Here, as in other instances, the General Assembly has concluded that a particular calling is so intimately connected with the public health as to require that those engaged in it shall meet prescribed educational requirements and shall conform to standards designed to guard against commercialization and exploitation. (Winberry v. Hallihan, 361 Ill. 121.) The power of the legislature to regulate advertising practices does not depend upon whether plaintiff's occupation is called a trade or a profession, but upon whether it is of such a character that commercialized exploitation might endanger the public health. What was said in rejecting a similar contention advanced by operators of dental laboratories who advertised the sale of dentures is applicable here: "Appellants claim they have a constitutional right to advertise their business and sell their products to the public, subject only that the making of the impressions and the fitting and adjustment of the plates shall be by a licensed dentist.

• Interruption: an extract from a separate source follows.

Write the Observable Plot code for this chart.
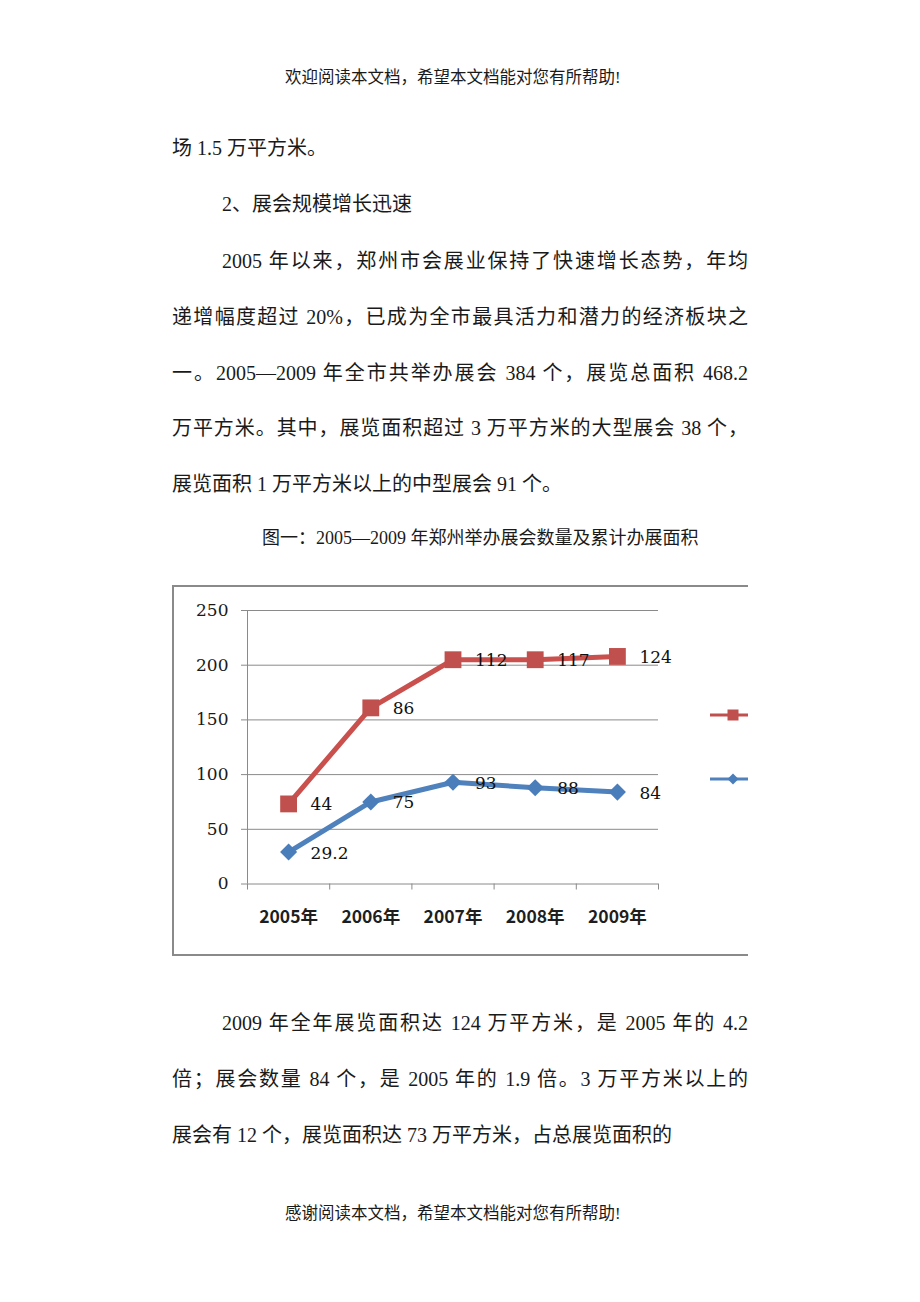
<!DOCTYPE html>
<html lang="zh-CN">
<head>
<meta charset="utf-8">
<script src="https://cdn.jsdelivr.net/npm/d3@7"></script>
<script src="https://cdn.jsdelivr.net/npm/@observablehq/plot@0.6"></script>
<style>
html, body { margin: 0; padding: 0; background: #fff; }
#page { position: relative; width: 920px; height: 1302px; color: #1a1a1a;
  font-family: "Liberation Serif", "Noto Sans CJK SC", serif; }
.hdr { position: absolute; left: 285px; font-size: 16.5px; line-height: 24px; white-space: nowrap; }
.ln { position: absolute; left: 172px; width: 576px; font-size: 20px; line-height: 30px; box-sizing: border-box; }
.j { text-align: justify; text-align-last: justify; }
.ind { padding-left: 50px; }
.cap { position: absolute; left: 262px; font-size: 18px; line-height: 26px; white-space: nowrap; }
#chartbox { position: absolute; left: 172px; top: 585px; width: 576px; height: 371px; overflow: hidden; }
#frame { position: absolute; left: 0; top: 0; width: 760px; height: 371px; box-sizing: border-box; border: 2px solid #8a8a8a; background: #fff; }
#chart { position: absolute; left: 0; top: 0; }
#legend { position: absolute; left: 0; top: 0; }
</style>
</head>
<body>
<div id="page">
  <div class="hdr" style="top:66px">欢迎阅读本文档，希望本文档能对您有所帮助!</div>
  <div class="ln" style="top:133px">场 1.5 万平方米。</div>
  <div class="ln ind" style="top:189px">2、展会规模增长迅速</div>
  <div class="ln ind j" style="top:246px">2005 年以来，郑州市会展业保持了快速增长态势，年均</div>
  <div class="ln j" style="top:302px">递增幅度超过 20%，已成为全市最具活力和潜力的经济板块之</div>
  <div class="ln j" style="top:358px">一。2005—2009 年全市共举办展会 384 个，展览总面积 468.2</div>
  <div class="ln j" style="top:413px">万平方米。其中，展览面积超过 3 万平方米的大型展会 38 个，</div>
  <div class="ln" style="top:469px">展览面积 1 万平方米以上的中型展会 91 个。</div>
  <div class="cap" style="top:525px">图一：2005—2009 年郑州举办展会数量及累计办展面积</div>
  <div id="chartbox">
    <div id="frame"></div>
    <div id="chart"></div>
    <svg id="legend" width="576" height="371">
      <line x1="538" y1="130" x2="600" y2="130" stroke="#C0504D" stroke-width="3"></line>
      <rect x="555.5" y="124.5" width="11" height="11" fill="#C0504D"></rect>
      <line x1="538" y1="194" x2="600" y2="194" stroke="#4F81BD" stroke-width="3"></line>
      <path d="M561,188.5L566.5,194L561,199.5L555.5,194Z" fill="#4A7EBB"></path>
    </svg>
  </div>
  <div class="ln ind j" style="top:1008px">2009 年全年展览面积达 124 万平方米，是 2005 年的 4.2</div>
  <div class="ln j" style="top:1064px">倍；展会数量 84 个，是 2005 年的 1.9 倍。3 万平方米以上的</div>
  <div class="ln" style="top:1120px">展会有 12 个，展览面积达 73 万平方米，占总展览面积的</div>
  <div class="hdr" style="top:1202px">感谢阅读本文档，希望本文档能对您有所帮助!</div>
</div>
<script>
// ---- data ----
const years = [2005, 2006, 2007, 2008, 2009];
const yearLabels = ["2005年", "2006年", "2007年", "2008年", "2009年"];
const countValues = [29.2, 75, 93, 88, 84];      // blue series (bottom of stack)
const areaValues = [44, 86, 112, 117, 124];      // red series (stacked on top)
const seriesNames = ["展会数量（个）", "展览面积（万平方米）"];
const yTicks = [0, 50, 100, 150, 200, 250];

const BLUE = "#4F81BD", BLUE_MARK = "#4A7EBB", RED = "#C9504D", RED_MARK = "#C0504D";

const rows = [
  ...years.map((year, i) => ({year, series: seriesNames[0], value: countValues[i]})),
  ...years.map((year, i) => ({year, series: seriesNames[1], value: areaValues[i]}))
];
const bounds = [...years.map(y => y - 0.5), years[years.length - 1] + 0.5];
const labelOf = d => yearLabels[years.indexOf(d)];

const stack = extra => Plot.stackY2({x: "year", y: "value", z: "series", ...extra});

const chart = Plot.plot({
  width: 576,
  height: 371,
  marginLeft: 75,
  marginRight: 90,
  marginTop: 25,
  marginBottom: 72.5,
  style: {background: "transparent", overflow: "visible"},
  x: {type: "linear", domain: [bounds[0], bounds[bounds.length - 1]]},
  y: {domain: [0, 250]},
  color: {domain: seriesNames, range: [BLUE, RED]},
  marks: [
    Plot.gridY(yTicks, {stroke: "#8a8a8a", strokeOpacity: 1, strokeWidth: 1}),
    Plot.ruleX([bounds[0]], {stroke: "#8a8a8a", strokeWidth: 1}),
    Plot.axisY({ticks: yTicks, tickSize: 6, tickPadding: 13, stroke: "#8a8a8a", fill: "#1a1a1a",
      fontSize: 17, fontFamily: "DejaVu Serif", label: null}),
    Plot.axisX({ticks: bounds, tickSize: 6, tickFormat: () => "", stroke: "#8a8a8a", label: null}),
    Plot.axisX({ticks: years, tickSize: 0, tickPadding: 27, tickFormat: labelOf, fill: "#1e1e1e",
      fontSize: 17.5, fontWeight: 600, fontFamily: "Noto Sans CJK SC", label: null}),
    Plot.line(rows, stack({stroke: "series", strokeWidth: 5})),
    Plot.dot(rows, Plot.filter(d => d.series === seriesNames[0],
      stack({symbol: "diamond2", r: 7.7, fill: BLUE_MARK, stroke: "none"}))),
    Plot.dot(rows, Plot.filter(d => d.series === seriesNames[1],
      stack({symbol: "square", r: 9.5, fill: RED_MARK, stroke: "none"}))),
    Plot.text(rows, stack({text: "value", dx: 22, dy: 1, textAnchor: "start",
      fontSize: 17, fontFamily: "DejaVu Serif", fill: "#111"}))
  ]
});
document.getElementById("chart").appendChild(chart);
</script>
</body>
</html>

It is obvious that if they were permitted to thus advertise their business, the practice of the profession of dentistry would, to a great degree, be subservient to the business of those engaged in the making of plates. It is well known that masses of the public do not comprehend or understand the skill that is necessary to the making of proper dentures and the proper charges to be made for such services. Such persons are often attracted by the advertisements of the quack and charlatan and seek his services." Lasdon v. Hallihan, 377 Ill. 187, 194-195.

The statutory provision here involved is reasonably related to a proper legislative concern, "that the practice of optometry * * * merit and receive the confidence of the public * * *." It does not offend due process.

The decree of the superior court must therefore be reversed and the cause remanded, with directions to sustain the motion to dismiss.

Reversed and remanded, with directions.